With the death of Stuart Hall on February 10, cultural studies have lost one of their most distinguished exponents. Born in Jamaica in1932, the young Hall came to England at the age of nineteen, as a Rhodes scholar to study at Oxford University. Unlike his compatriots, he was not attracted to Britain by the prospect of a better life but by an intellectual curiosity which he never lost through his long academic career. It is in the already multiracial Birmingham that Hall launched a new field of sociological and philosophical research, soon to become ‘cultural studies’. His main focus was initially the unresolved question of race in a postcolonial world. Although Frantz Fanon and Jean-Paul Sartre had theorised about the status of the ‘colonised’ from a psychological and Marxist perspective, Hall brought his new methodology to the debate, relying on a wide range of conceptual tools taken from the media, political thought, feminist writings and literary critical theory. He identified five central paradigms constitutive of the concept of identity: Marxism and its socio-economic definition of the subject, Freud’s discovery of the unconscious, Saussure’s study of language and signs as the core of a structured self, Foucault’s theory on the individual being subject to institutions of power and discourse and finally, the central place give by feminism to genre in the perception of subjectivity.   
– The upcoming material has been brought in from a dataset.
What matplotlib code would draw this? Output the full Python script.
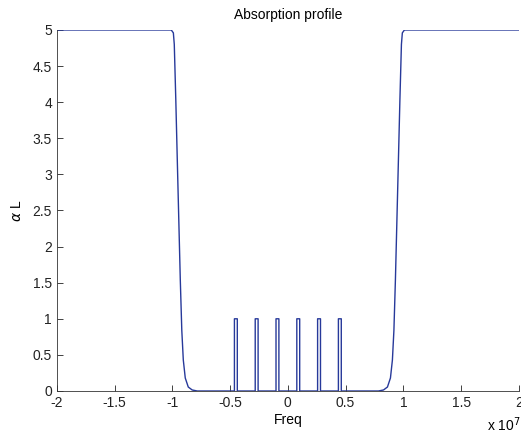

By inviting different disciplines to the table, Hall widened our understanding of what it is to be ‘human’ as cultural studies are prepared to include categories of individuals such as blacks, women and gay minorities, so far excluded from the white male tradition of Western Philosophy. Hall was not a pure theorist, entrenched in his ivory tower. Highly politicised, he was actively committed to causes such as racial justice and championed educational projects celebrating multiculturalism though contemporary art and photography. Like Michel Foucault in the 1980’s, Hall contributed to the fuller inclusion of the ‘Other’ in the philosophical landscape. By taking into account the manifold cultural manifestations of our modern society, Hall opened new vistas onto future philosophical enquiries and gave us a glimpse of what could be a more open and a more tolerant world.